- What you should do:
Scan the data below. Pull out each line where "matplotlib" occurs.
○ ○ ○ ○ ○
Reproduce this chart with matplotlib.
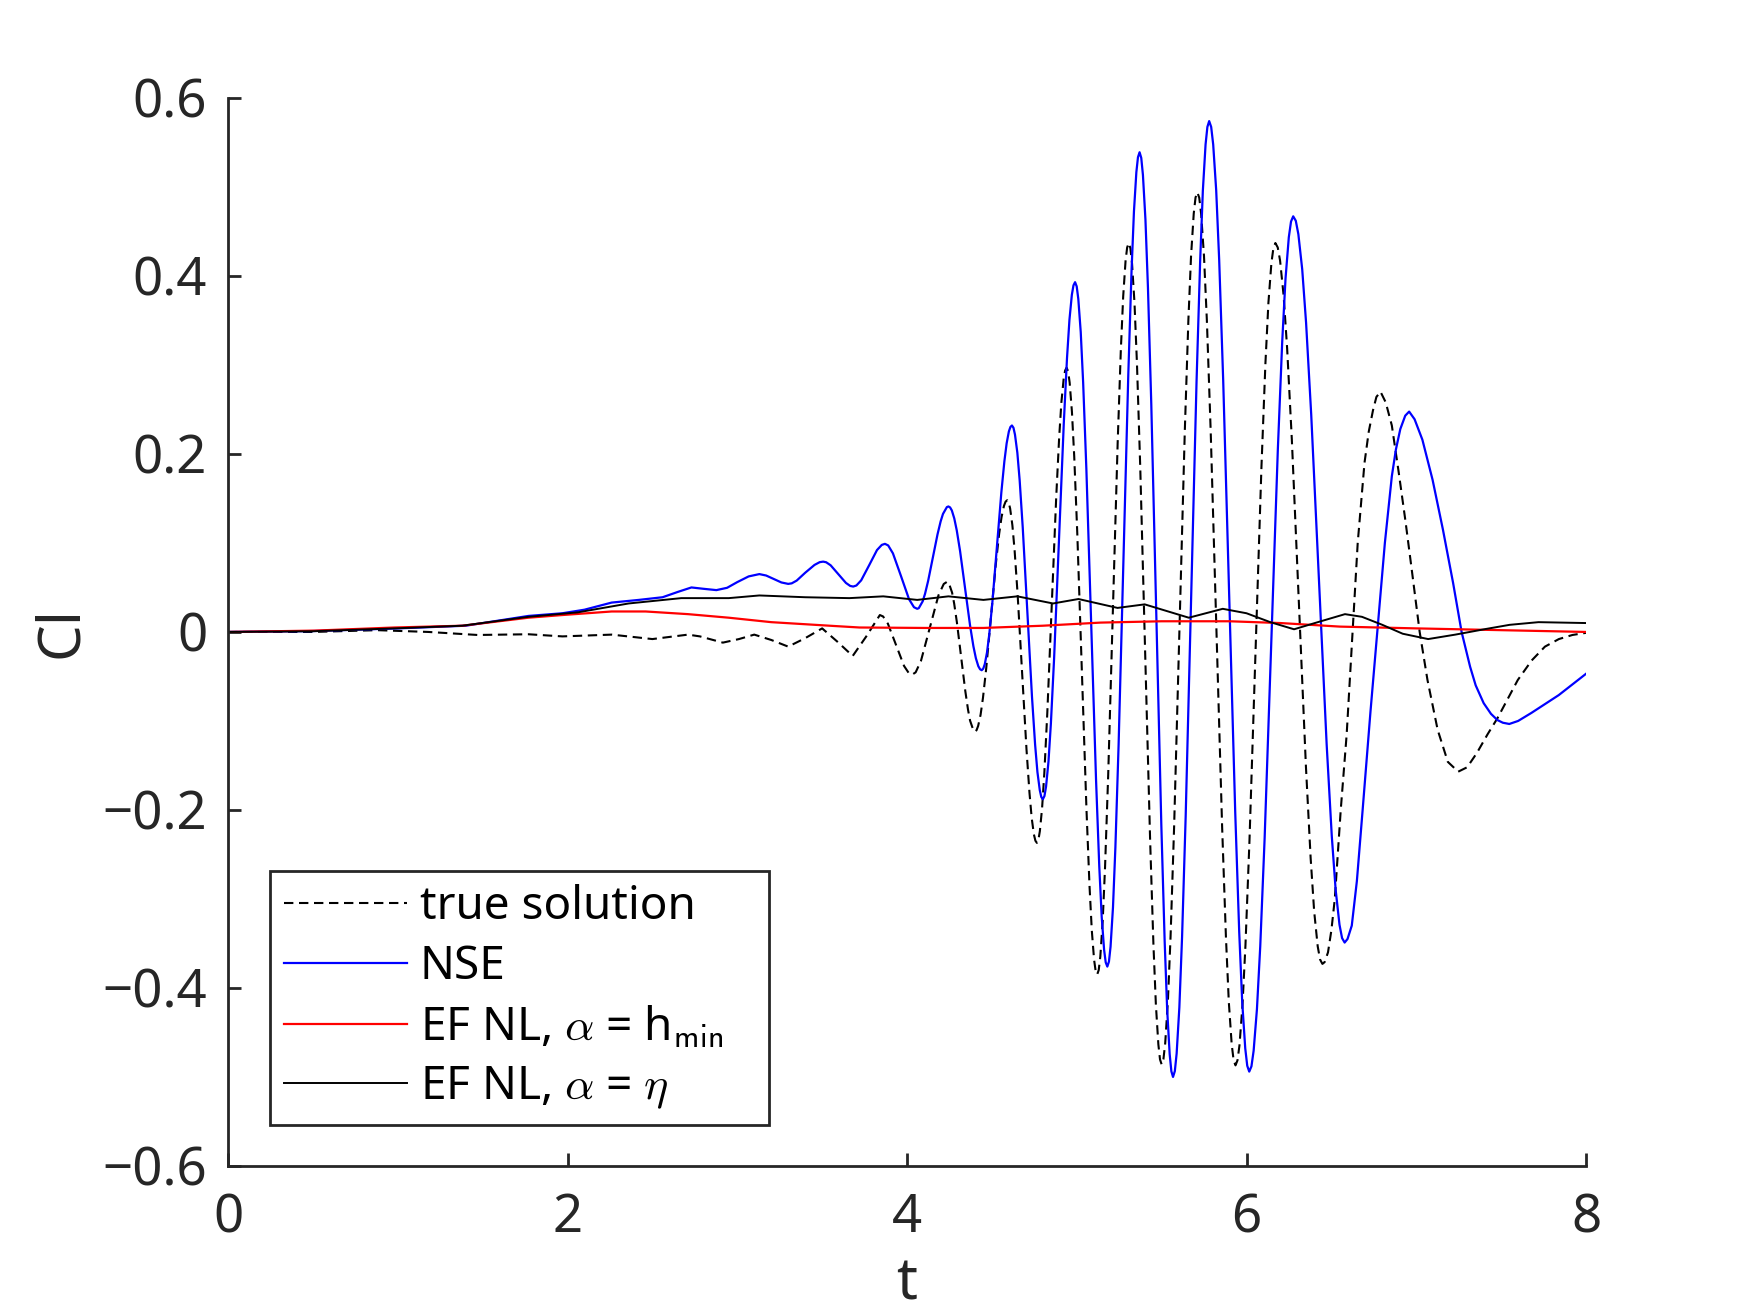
import matplotlib
matplotlib.use("Agg")
import matplotlib.pyplot as plt

plt.rcParams['font.family'] = ['Noto Sans', 'DejaVu Sans']
plt.rcParams['mathtext.fontset'] = 'cm'

# ---------------- data ----------------
t_true = [0, 0.5, 0.88, 1.18, 1.47, 1.77, 1.97, 2.26, 2.5, 2.71, 2.78, 2.915, 3.01, 3.10, 3.20, 3.30,
          3.40, 3.50, 3.59, 3.68, 3.76, 3.84, 3.859, 3.8875, 3.935, 3.9825, 4.011, 4.03,
          4.0507, 4.0818, 4.1335, 4.1853, 4.2163, 4.237,
          4.2452, 4.2655, 4.2778, 4.294, 4.3185, 4.343, 4.3593, 4.3715, 4.3919, 4.40,
          4.4095, 4.419, 4.4333, 4.4475, 4.4665, 4.495, 4.5235, 4.5425, 4.5568, 4.571, 4.5805, 4.59,
          4.5988, 4.6075, 4.6206, 4.6338, 4.6513, 4.6775, 4.7038, 4.7213, 4.7344, 4.7475, 4.7563, 4.765,
          4.7738, 4.7825, 4.7956, 4.8088, 4.8263, 4.8525, 4.8788, 4.8963, 4.9094, 4.9225, 4.9313, 4.94,
          4.949, 4.958, 4.9715, 4.985, 5.003, 5.03, 5.057, 5.075, 5.0885, 5.102, 5.111, 5.12,
          5.1293, 5.1386, 5.1526, 5.1665, 5.1851, 5.213, 5.2409, 5.2595, 5.2735, 5.2874, 5.2967, 5.306,
          5.3157, 5.3254, 5.34, 5.3545, 5.3739, 5.403, 5.4321, 5.4515, 5.466, 5.4806, 5.4903, 5.50,
          5.5105, 5.521, 5.5368, 5.5525, 5.5735, 5.605, 5.6365, 5.6575, 5.6733, 5.689, 5.6995, 5.71,
          5.7213, 5.7325, 5.7494, 5.7663, 5.7888, 5.8225, 5.8563, 5.8788, 5.8956, 5.9125, 5.9238, 5.935,
          5.9468, 5.9585, 5.9761, 5.9938, 6.0173, 6.0525, 6.0878, 6.1113, 6.1289, 6.1465, 6.1583, 6.17,
          6.1839, 6.1977, 6.2185, 6.2393, 6.267, 6.3085, 6.3501, 6.3778, 6.3985, 6.4193, 6.4332, 6.447,
          6.46, 6.48, 6.50, 6.52, 6.555, 6.59, 6.625, 6.655, 6.695, 6.72, 6.745, 6.765, 6.789,
          6.82, 6.856, 6.896, 6.936, 6.976, 7.02, 7.066, 7.126, 7.186, 7.247,
          7.30, 7.357, 7.42, 7.478, 7.598, 7.68, 7.758, 7.84, 7.92, 8.0]
cl_true = [0, 0.0, 0.002, 0.0, -0.0034, -0.0026, -0.005, -0.003, -0.008, -0.003, -0.005, -0.012, -0.008,
           -0.003, -0.009, -0.0165, -0.007, 0.004, -0.011, -0.027, -0.005, 0.019, 0.0174, 0.0092, -0.0145,
           -0.0382, -0.0464, -0.048,
           -0.0454, -0.0327, 0.0043, 0.0412, 0.0539, 0.0565,
           0.0555, 0.0442, 0.0318, 0.0105, -0.0278, -0.066, -0.0873, -0.0997, -0.111, -0.112,
           -0.1104, -0.1056, -0.0931, -0.0739, -0.041, 0.018, 0.077, 0.1099, 0.1291, 0.1416, 0.1464, 0.148,
           0.1456, 0.1386, 0.12, 0.0916, 0.0429, -0.0445, -0.1319, -0.1806, -0.209, -0.2276, -0.2346, -0.237,
           -0.2337, -0.2239, -0.1981, -0.1588, -0.0912, 0.03, 0.1512, 0.2188, 0.2581, 0.2839, 0.2937, 0.297,
           0.2928, 0.2803, 0.2473, 0.1972, 0.1108, -0.044, -0.1988, -0.2852, -0.3353, -0.3683, -0.3808, -0.385,
           -0.3799, -0.3649, -0.3252, -0.2647, -0.1606, 0.026, 0.2126, 0.3167, 0.3772, 0.4169, 0.4319, 0.437,
           0.4313, 0.4144, 0.3698, 0.3019, 0.185, -0.0245, -0.234, -0.3509, -0.4188, -0.4634, -0.4803, -0.486,
           -0.48, -0.462, -0.4147, -0.3425, -0.2185, 0.004, 0.2265, 0.3505, 0.4227, 0.47, 0.488, 0.494,
           0.488, 0.47, 0.4226, 0.3504, 0.2262, 0.0035, -0.2192, -0.3434, -0.4156, -0.463, -0.481, -0.487,
           -0.4813, -0.4644, -0.4197, -0.3517, -0.2348, -0.025, 0.1847, 0.3017, 0.3697, 0.4144, 0.4313, 0.437,
           0.432, 0.4172, 0.378, 0.3184, 0.2159, 0.032, -0.1519, -0.2544, -0.314, -0.3532, -0.368, -0.373,
           -0.371, -0.36, -0.335, -0.30, -0.20, -0.115, 0.0, 0.10, 0.19, 0.225, 0.249, 0.264, 0.270,
           0.258, 0.232, 0.18, 0.125, 0.066, 0.0, -0.054, -0.110, -0.146, -0.157,
           -0.152, -0.136, -0.115, -0.097, -0.054, -0.032, -0.0165, -0.008, -0.0034, -0.001]

t_nse = [0, 0.5, 1.0, 1.4, 1.77, 1.97, 2.1, 2.26, 2.42, 2.56, 2.65, 2.73, 2.80, 2.877,
         2.94, 3.00, 3.067, 3.13, 3.17, 3.215, 3.26, 3.30, 3.3206, 3.35, 3.40, 3.455, 3.4854, 3.506,
         3.5237, 3.55, 3.595, 3.64, 3.6653, 3.683, 3.7017, 3.73, 3.777, 3.823, 3.8513, 3.87,
         3.889, 3.917, 3.965, 4.012, 4.041, 4.06,
         4.0692, 4.0922, 4.106, 4.1244, 4.152, 4.1796, 4.198, 4.2118, 4.2348, 4.244,
         4.2538, 4.264, 4.2783, 4.293, 4.3126, 4.342, 4.3714, 4.391, 4.4057, 4.420, 4.4302, 4.44,
         4.4489, 4.458, 4.4712, 4.4845, 4.5023, 4.529, 4.5557, 4.5735, 4.5869, 4.600, 4.6091, 4.618,
         4.6271, 4.636, 4.6499, 4.6635, 4.6817, 4.709, 4.7363, 4.7545, 4.7682, 4.782, 4.7909, 4.80,
         4.8095, 4.819, 4.8333, 4.8475, 4.8665, 4.895, 4.9235, 4.9425, 4.9568, 4.971, 4.9805, 4.99,
         4.9995, 5.009, 5.0233, 5.0375, 5.0565, 5.085, 5.1135, 5.1325, 5.1468, 5.161, 5.1705, 5.18,
         5.1895, 5.199, 5.2133, 5.2275, 5.2465, 5.275, 5.3035, 5.3225, 5.3368, 5.351, 5.3605, 5.37,
         5.3799, 5.3897, 5.4045, 5.4193, 5.439, 5.4685, 5.498, 5.5178, 5.5325, 5.5473, 5.5572, 5.567,
         5.5777, 5.5883, 5.6043, 5.6203, 5.6416, 5.6735, 5.7055, 5.7268, 5.7427, 5.7587, 5.7694, 5.78,
         5.7918, 5.8036, 5.8213, 5.839, 5.8626, 5.898, 5.9334, 5.957, 5.9747, 5.9924, 6.0042, 6.016,
         6.029, 6.0419, 6.0613, 6.0808, 6.1067, 6.1455, 6.1844, 6.2103, 6.2297, 6.2491, 6.2621, 6.275,
         6.2902, 6.3053, 6.328, 6.3508, 6.3811, 6.4265, 6.472, 6.5023, 6.525, 6.5477, 6.5629, 6.578,
         6.595, 6.62, 6.65, 6.684, 6.73, 6.775, 6.815, 6.856, 6.88, 6.906, 6.935, 6.958,
         6.99, 7.036, 7.096, 7.157, 7.217, 7.267, 7.317, 7.35, 7.397, 7.44, 7.478, 7.51, 7.548,
         7.60, 7.678, 7.839, 8.0]
cl_nse = [0, 0.001, 0.004, 0.007, 0.018, 0.021, 0.025, 0.033, 0.036, 0.039, 0.045, 0.050, 0.0485, 0.047,
          0.0496, 0.056, 0.0624, 0.065, 0.0634, 0.0595, 0.0556, 0.054, 0.0546, 0.0577, 0.0665, 0.0753,
          0.0784, 0.079,
          0.0783, 0.0749, 0.065, 0.0551, 0.0517, 0.051, 0.0522, 0.058, 0.075, 0.092, 0.0978, 0.099,
          0.0972, 0.0883, 0.0625, 0.0367, 0.0278, 0.026,
          0.0267, 0.0344, 0.0428, 0.0574, 0.0835, 0.1096, 0.1242, 0.1326, 0.1403, 0.141,
          0.1399, 0.1365, 0.1276, 0.1141, 0.0908, 0.049, 0.0072, -0.0161, -0.0296, -0.0385, -0.0419, -0.043,
          -0.0413, -0.0363, -0.023, -0.0027, 0.0321, 0.0945, 0.1569, 0.1917, 0.212, 0.2253, 0.2303, 0.232,
          0.2294, 0.2217, 0.2014, 0.1705, 0.1173, 0.022, -0.0733, -0.1265, -0.1574, -0.1777, -0.1854, -0.188,
          -0.1844, -0.1738, -0.1457, -0.1029, -0.0294, 0.1025, 0.2344, 0.3079, 0.3507, 0.3788, 0.3894, 0.393,
          0.3883, 0.3742, 0.337, 0.2804, 0.1831, 0.0085, -0.1661, -0.2634, -0.32, -0.3572, -0.3713, -0.376,
          -0.3704, -0.3536, -0.3094, -0.242, -0.1262, 0.0815, 0.2892, 0.405, 0.4724, 0.5166, 0.5334, 0.539,
          0.5326, 0.5135, 0.4634, 0.3869, 0.2554, 0.0195, -0.2164, -0.3479, -0.4244, -0.4745, -0.4936, -0.50,
          -0.4934, -0.4737, -0.4218, -0.3428, -0.2068, 0.037, 0.2808, 0.4168, 0.4958, 0.5477, 0.5674, 0.574,
          0.5674, 0.5478, 0.4963, 0.4176, 0.2824, 0.04, -0.2024, -0.3376, -0.4163, -0.4678, -0.4874, -0.494,
          -0.4881, -0.4705, -0.424, -0.3533, -0.2317, -0.0135, 0.2047, 0.3263, 0.397, 0.4435, 0.4611, 0.467,
          0.462, 0.447, 0.4076, 0.3475, 0.2442, 0.059, -0.1262, -0.2295, -0.2896, -0.329, -0.344, -0.349,
          -0.345, -0.33, -0.28, -0.20, -0.09, 0.01, 0.10, 0.175, 0.205, 0.228, 0.243, 0.2476,
          0.239, 0.216, 0.171, 0.115, 0.055, 0.0, -0.039, -0.060, -0.080, -0.092, -0.099, -0.102, -0.1034,
          -0.100, -0.091, -0.071, -0.047]

t_hmin = [0, 0.51, 0.98, 1.38, 1.77, 1.97, 2.26, 2.46, 2.71, 2.95, 3.2, 3.57, 3.72, 4.1, 4.45,
          4.8, 5.14, 5.5, 5.9, 6.2, 6.55, 7.0, 7.5, 8.0]
cl_hmin = [0, 0.0015, 0.005, 0.007, 0.016, 0.019, 0.023, 0.023, 0.020, 0.016, 0.011, 0.0067, 0.005,
           0.0045, 0.0045, 0.007, 0.0105, 0.012, 0.012, 0.010, 0.006, 0.004, 0.002, 0.0]

t_eta = [0, 0.5, 0.98, 1.38, 1.77, 2.06, 2.36, 2.67, 2.95, 3.13, 3.40, 3.66, 3.86, 4.06, 4.244,
         4.45, 4.65, 4.86, 5.01, 5.24, 5.40, 5.66, 5.86, 6.0, 6.14, 6.28, 6.42, 6.58, 6.68, 6.8,
         6.92, 7.07, 7.23, 7.4, 7.55, 7.72, 8.0]
cl_eta = [0, 0.0008, 0.004, 0.007, 0.017, 0.022, 0.032, 0.038, 0.038, 0.041, 0.039, 0.038, 0.040,
          0.036, 0.040, 0.036, 0.040, 0.032, 0.037, 0.027, 0.031, 0.016, 0.026, 0.021, 0.011, 0.003,
          0.011, 0.020, 0.017, 0.008, -0.002, -0.008, -0.003, 0.003, 0.008, 0.011, 0.010]

x_ticks = [0, 2, 4, 6, 8]
x_tick_labels = ['0', '2', '4', '6', '8']
y_ticks = [-0.6, -0.4, -0.2, 0, 0.2, 0.4, 0.6]
y_tick_labels = ['\u22120.6', '\u22120.4', '\u22120.2', '0', '0.2', '0.4', '0.6']

labels = ['true solution', 'NSE',
          'EF NL, $\\alpha$ = h$_{\\mathsf{min}}\\mathsf{\\ \\ }$\u00a0',
          'EF NL, $\\alpha$ = $\\eta$']

# ---------------- figure ----------------
ink = '#262626'
fig = plt.figure(figsize=(17.5, 13.13), dpi=100)
ax = fig.add_axes([0.1303, 0.1120, 0.7760, 0.8134])

ax.plot(t_true, cl_true, color='black', lw=1.5, linestyle=(0, (4.5, 2.7)), label=labels[0])
ax.plot(t_nse, cl_nse, color=(0, 0, 1), lw=1.6, label=labels[1])
ax.plot(t_hmin, cl_hmin, color=(1, 0, 0), lw=1.6, label=labels[2])
ax.plot(t_eta, cl_eta, color='black', lw=1.4, label=labels[3])

ax.set_xlim(0, 8)
ax.set_ylim(-0.6, 0.6)
ax.set_xticks(x_ticks)
ax.set_xticklabels(x_tick_labels)
ax.set_yticks(y_ticks)
ax.set_yticklabels(y_tick_labels)

for s in ['top', 'right']:
    ax.spines[s].set_visible(False)
for s in ['left', 'bottom']:
    ax.spines[s].set_linewidth(2.0)
    ax.spines[s].set_color(ink)

ax.tick_params(direction='in', length=9.7, width=2.0, labelsize=38, colors=ink)
ax.tick_params(axis='x', pad=19)
ax.tick_params(axis='y', pad=15)

ax.set_xlabel('t', fontsize=42, color=ink, labelpad=6.5)
ax.set_ylabel('Cl', fontsize=42, color=ink, labelpad=8)

leg = ax.legend(loc='lower left', bbox_to_anchor=(0.0309, 0.0384), borderaxespad=0,
                fontsize=33, handlelength=2.69, handletextpad=0.28, borderpad=0.3,
                labelspacing=0.3, fancybox=False, framealpha=1, edgecolor=ink)
leg.get_frame().set_linewidth(2.0)
for txt in leg.get_texts():
    txt.set_color('black')

fig.savefig('out.png', dpi=100)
○ ○ ○ ○ ○
- Response below:
Reproduce this chart with matplotlib.
import matplotlib
matplotlib.use("Agg")
import matplotlib.pyplot as plt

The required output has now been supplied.